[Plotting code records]
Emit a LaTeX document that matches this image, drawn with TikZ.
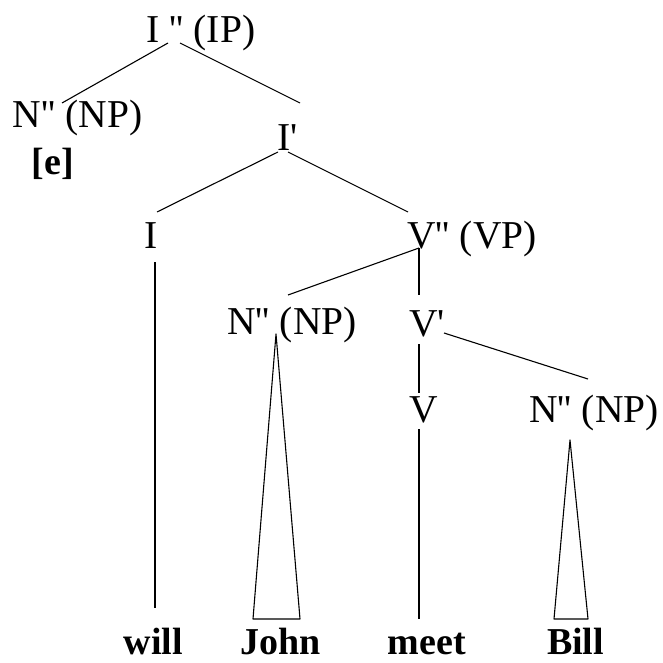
\documentclass[tikz,border=0pt]{standalone}
\usepackage{fontspec}
\setmainfont{Liberation Serif}[Ligatures=TeXOff]
\tikzset{
  trcat/.style={anchor=base, inner sep=0pt, font=\fontsize{39.5}{42}\selectfont},
  trword/.style={trcat, font=\fontsize{38}{42}\selectfont\bfseries},
  trline/.style={draw=black, line width=1.1pt},
  trroof/.style={trline, line join=round}
}

\begin{document}
\begin{tikzpicture}[x=1pt, y=-1pt]
  \useasboundingbox (0,0) rectangle (662,663);
  % categories
  \node[trcat] (ip) at (201,43) {I '' (IP)};
  \node[trcat] (np1) at (77.5,128) {N'' (NP)};
  \node[trword] (e) at (53,175) {[e]};
  \node[trcat] (ibar) at (287.5,150) {I'};
  \node[trcat] (i) at (151,248) {I};
  \node[trcat] (vp) at (472,248) {V'' (VP)};
  \node[trcat] (np2) at (292,334) {N'' (NP)};
  \node[trcat] (vbar) at (427,336) {V'};
  \node[trcat] (v) at (423.5,422) {V};
  \node[trcat] (np3) at (594,422) {N'' (NP)};
  % words
  \node[trword] (will) at (153.5,654) {will};
  \node[trword] (john) at (281,654) {John};
  \node[trword] (meet) at (427,654) {meet};
  \node[trword] (bill) at (575.5,654) {Bill};
  % branches
  \draw[trline] ([xshift=-33pt]ip.base) -- ([xshift=-15.5pt, yshift=25pt]np1.base);
  \draw[trline] ([xshift=-21pt]ip.base) -- ([xshift=12.5pt, yshift=47pt]ibar.base);
  \draw[trline] ([xshift=-9.5pt, yshift=-2pt]ibar.base) -- ([xshift=6pt, yshift=36pt]i.base);
  \draw[trline] ([xshift=0.5pt, yshift=-2pt]ibar.base) -- ([xshift=-64pt, yshift=36pt]vp.base);
  \draw[trline] ([xshift=4pt, yshift=-14pt]i.base) -- ([xshift=1.5pt, yshift=46pt]will.base);
  \draw[trline] ([xshift=-53pt]vp.base) -- ([xshift=-4pt, yshift=39pt]np2.base);
  \draw[trline] ([xshift=-53pt]vp.base) -- ([xshift=-8pt, yshift=41pt]vbar.base);
  \draw[trline] ([xshift=-8pt, yshift=-8pt]vbar.base) -- ([xshift=-4.5pt, yshift=29pt]v.base);
  \draw[trline] ([xshift=17pt, yshift=3pt]vbar.base) -- ([xshift=-6pt, yshift=43pt]np3.base);
  \draw[trline] ([xshift=-4.5pt, yshift=-7pt]v.base) -- ([xshift=-8pt, yshift=35pt]meet.base);
  % roofs
  \draw[trroof] ([xshift=-16pt]np2.base) -- ([xshift=-28pt, yshift=35pt]john.base)
    -- ([xshift=19pt, yshift=35pt]john.base) -- cycle;
  \draw[trroof] ([xshift=-24pt, yshift=-18pt]np3.base) -- ([xshift=-21.5pt, yshift=35pt]bill.base)
    -- ([xshift=12.5pt, yshift=35pt]bill.base) -- cycle;
\end{tikzpicture}
\end{document}
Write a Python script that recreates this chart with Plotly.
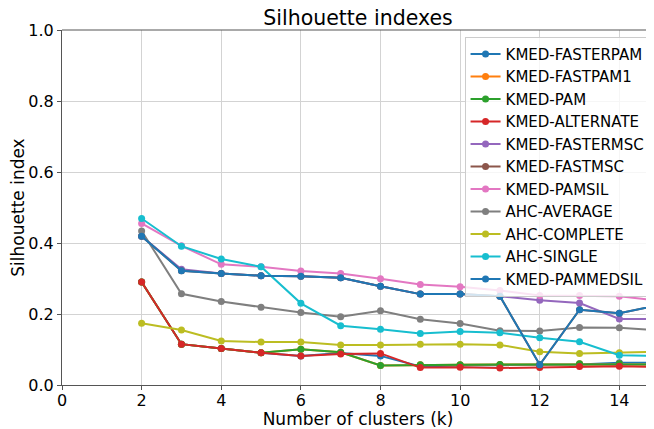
import plotly.graph_objects as go

k = [2, 3, 4, 5, 6, 7, 8, 9, 10, 11, 12, 13, 14, 15]

kmed_fasterpam = [0.290, 0.115, 0.103, 0.091, 0.082, 0.090, 0.082, 0.052, 0.055, 0.056, 0.057, 0.058, 0.063, 0.063]
kmed_fastpam1 = [0.290, 0.115, 0.103, 0.091, 0.101, 0.092, 0.055, 0.057, 0.057, 0.058, 0.058, 0.060, 0.060, 0.058]
kmed_pam = [0.290, 0.115, 0.103, 0.091, 0.101, 0.092, 0.055, 0.057, 0.057, 0.058, 0.058, 0.060, 0.060, 0.058]
kmed_alternate = [0.290, 0.115, 0.103, 0.091, 0.082, 0.087, 0.089, 0.049, 0.050, 0.048, 0.049, 0.052, 0.053, 0.051]
kmed_fastermsc = [0.419, 0.326, 0.314, 0.308, 0.306, 0.302, 0.278, 0.256, 0.256, 0.250, 0.239, 0.231, 0.186, 0.186]
kmed_fastmsc = [0.419, 0.322, 0.314, 0.308, 0.306, 0.302, 0.278, 0.256, 0.256, 0.250, 0.057, 0.212, 0.202, 0.225]
kmed_pamsil = [0.455, 0.392, 0.340, 0.333, 0.321, 0.314, 0.299, 0.283, 0.277, 0.266, 0.252, 0.252, 0.250, 0.237]
ahc_average = [0.434, 0.257, 0.235, 0.219, 0.204, 0.192, 0.209, 0.185, 0.173, 0.153, 0.152, 0.162, 0.161, 0.154]
ahc_complete = [0.174, 0.155, 0.124, 0.121, 0.121, 0.113, 0.113, 0.115, 0.115, 0.113, 0.094, 0.089, 0.091, 0.094]
ahc_single = [0.469, 0.391, 0.355, 0.333, 0.230, 0.167, 0.157, 0.145, 0.151, 0.147, 0.133, 0.122, 0.084, 0.082]
kmed_pammedsil = [0.419, 0.322, 0.314, 0.308, 0.306, 0.302, 0.278, 0.256, 0.256, 0.250, 0.057, 0.212, 0.202, 0.225]

series = [
    ("KMED-FASTERPAM", kmed_fasterpam, "#1f77b4"),
    ("KMED-FASTPAM1", kmed_fastpam1, "#ff7f0e"),
    ("KMED-PAM", kmed_pam, "#2ca02c"),
    ("KMED-ALTERNATE", kmed_alternate, "#d62728"),
    ("KMED-FASTERMSC", kmed_fastermsc, "#9467bd"),
    ("KMED-FASTMSC", kmed_fastmsc, "#8c564b"),
    ("KMED-PAMSIL", kmed_pamsil, "#e377c2"),
    ("AHC-AVERAGE", ahc_average, "#7f7f7f"),
    ("AHC-COMPLETE", ahc_complete, "#bcbd22"),
    ("AHC-SINGLE", ahc_single, "#17becf"),
    ("KMED-PAMMEDSIL", kmed_pammedsil, "#1f77b4"),
]

x_ticks = [0, 2, 4, 6, 8, 10, 12, 14]
y_ticks = [0.0, 0.2, 0.4, 0.6, 0.8, 1.0]

fig = go.Figure()
for name, vals, col in series:
    fig.add_trace(go.Scatter(
        x=k, y=vals, name=name, mode="lines+markers",
        line=dict(color=col, width=2),
        marker=dict(color=col, size=7),
    ))

font_family = "DejaVu Sans"
spine = "#555555"
grid = "#d3d3d3"

# The page body adds an 8px offset; the figure is sized to the visible window area.
W, H = 646, 421
fig.update_layout(
    width=W, height=H,
    margin=dict(l=54, r=0, t=22, b=44),
    paper_bgcolor="white", plot_bgcolor="white",
    font=dict(family=font_family, size=16, color="black"),
    title=dict(text="Silhouette indexes", x=(54 + W) / 2 / W, xanchor="center",
               y=1 - 10 / H, yanchor="middle", font=dict(size=20.5)),
    showlegend=True,
    legend=dict(
        x=0.68, y=0.981, xanchor="left", yanchor="top",
        bgcolor="rgba(255,255,255,0.8)", bordercolor="#cccccc", borderwidth=1,
        font=dict(size=15), itemwidth=30, tracegroupgap=0,
    ),
    shapes=[dict(type="line", xref="paper", yref="paper", x0=0, x1=1, y0=1, y1=1,
                 line=dict(color=spine, width=1))],
)
fig.update_xaxes(
    range=[0, 14.87], tickvals=x_ticks, ticktext=[str(t) for t in x_ticks],
    showgrid=True, gridcolor=grid, gridwidth=1, zeroline=False,
    showline=True, linecolor=spine, linewidth=1,
    ticks="outside", ticklen=4, tickcolor=spine,
    tickfont=dict(size=16),
    title=dict(text="Number of clusters (k)", standoff=2, font=dict(size=17)),
)
fig.update_yaxes(
    range=[0, 1], tickvals=y_ticks, ticktext=[f"{t:.1f}" for t in y_ticks],
    showgrid=True, gridcolor=grid, gridwidth=1, zeroline=False,
    showline=True, linecolor=spine, linewidth=1,
    ticks="outside", ticklen=4, tickcolor=spine,
    tickfont=dict(size=16),
    title=dict(text="Silhouette index", standoff=5, font=dict(size=17)),
)
try:
    fig.update_xaxes(ticklabelstandoff=-3)
except Exception:
    pass

fig.write_html("out.html")
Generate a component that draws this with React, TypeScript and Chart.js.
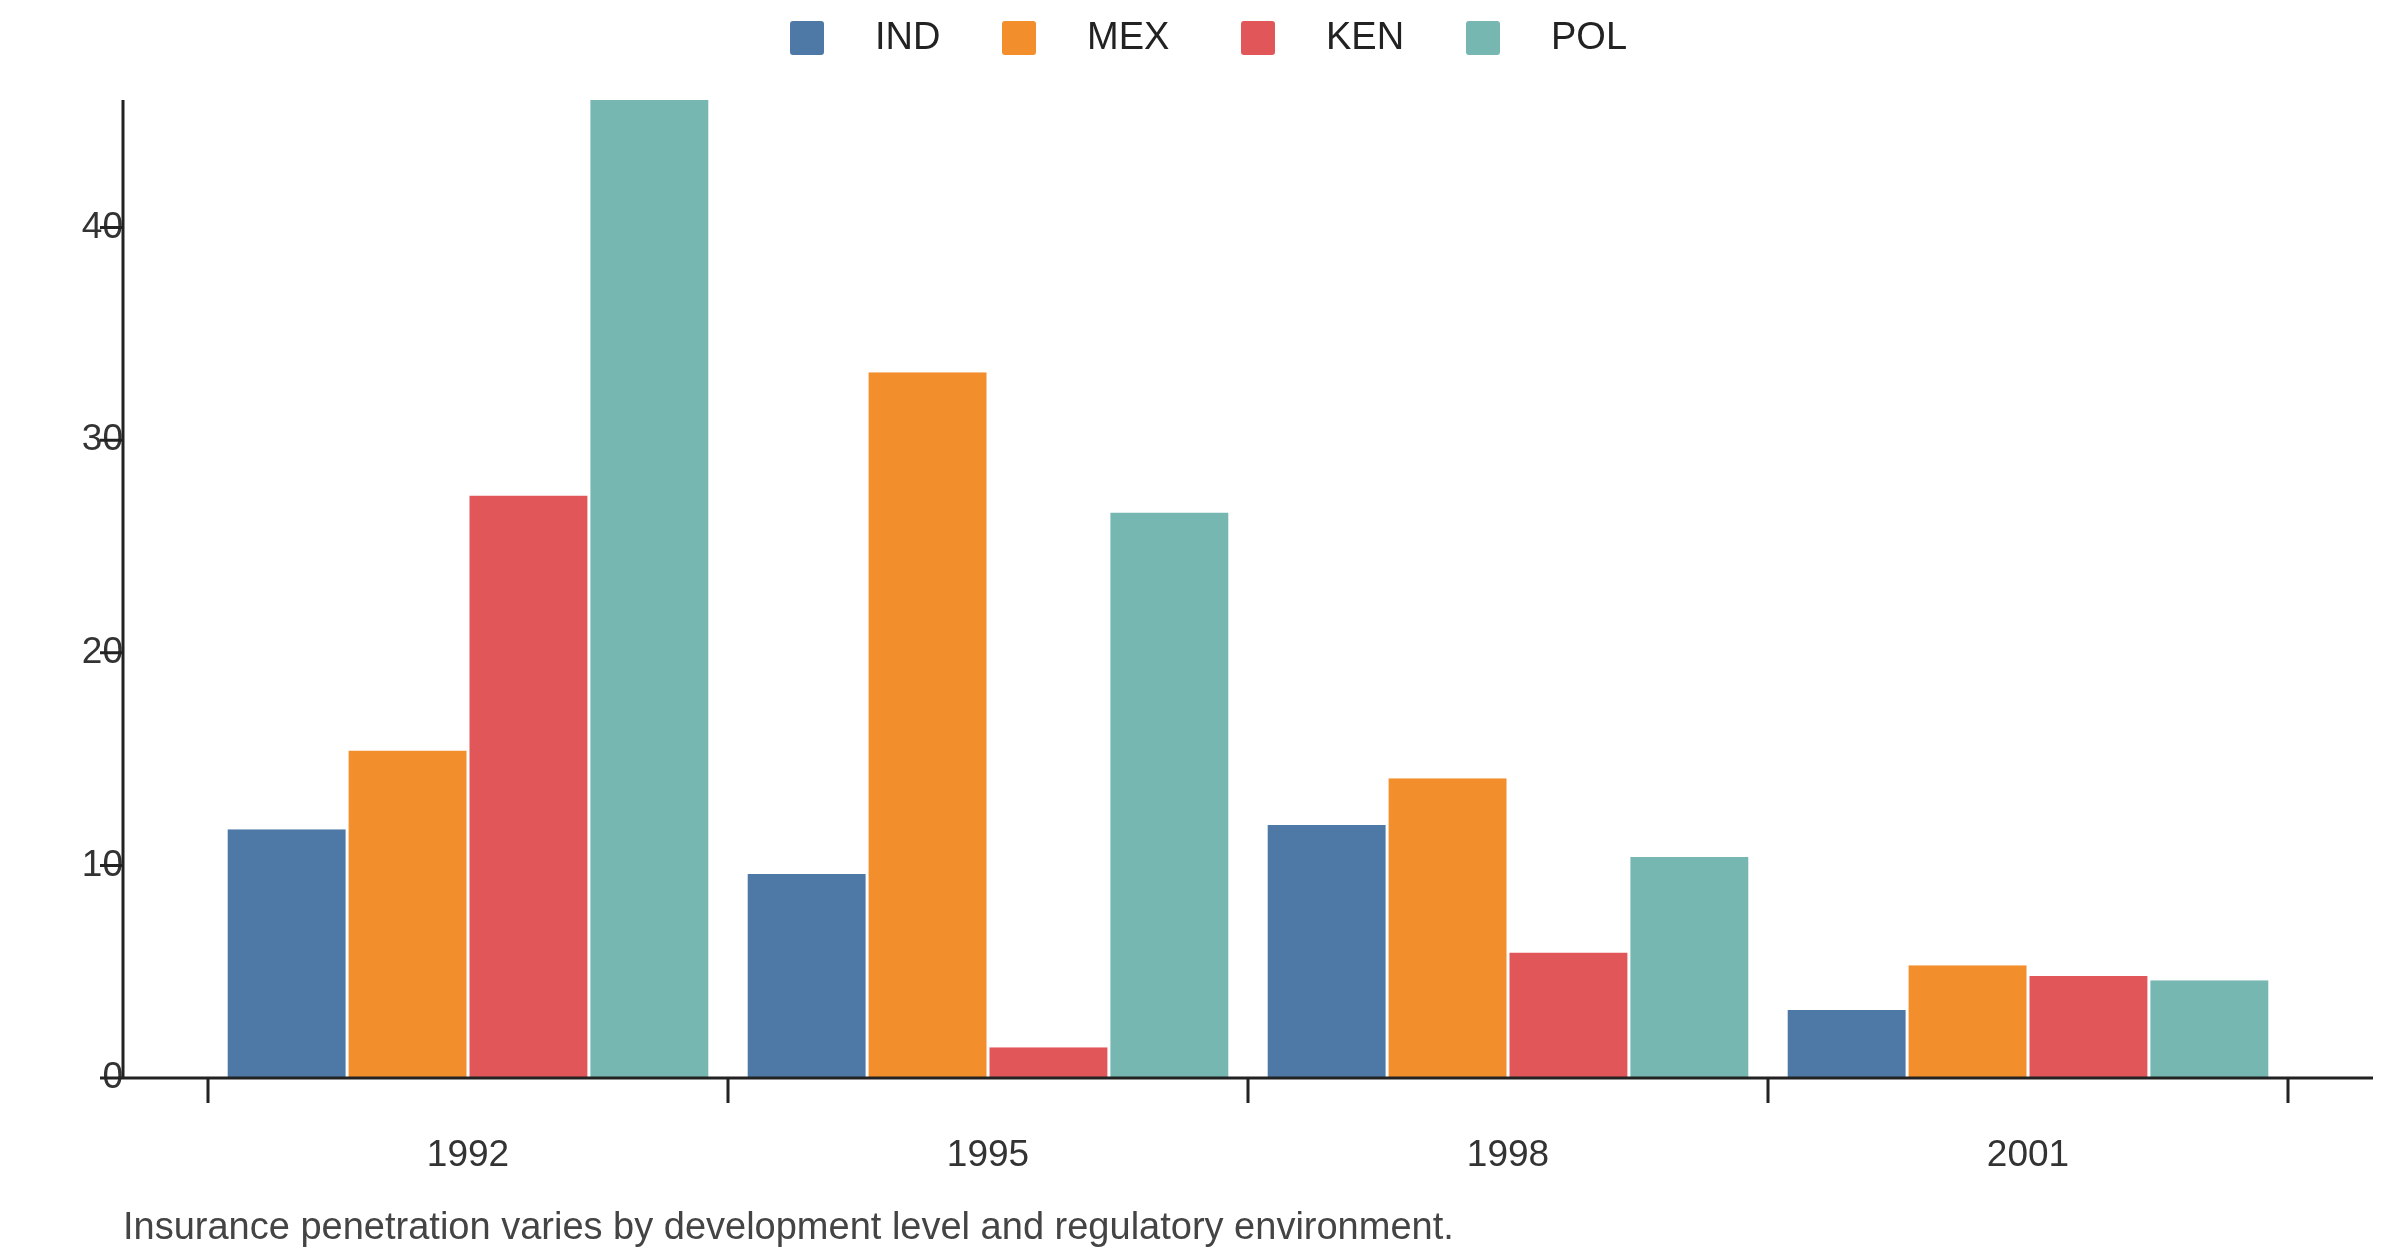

§ Problem to work on
Pictures are not part of the copy. Reproduce the lines from the one containing "Write a Python" through the one containing "13, 14, 15]", exactly and nothing more.

§ Response to the exercise
Write a Python script that recreates this chart with Plotly.
import plotly.graph_objects as go

k = [2, 3, 4, 5, 6, 7, 8, 9, 10, 11, 12, 13, 14, 15]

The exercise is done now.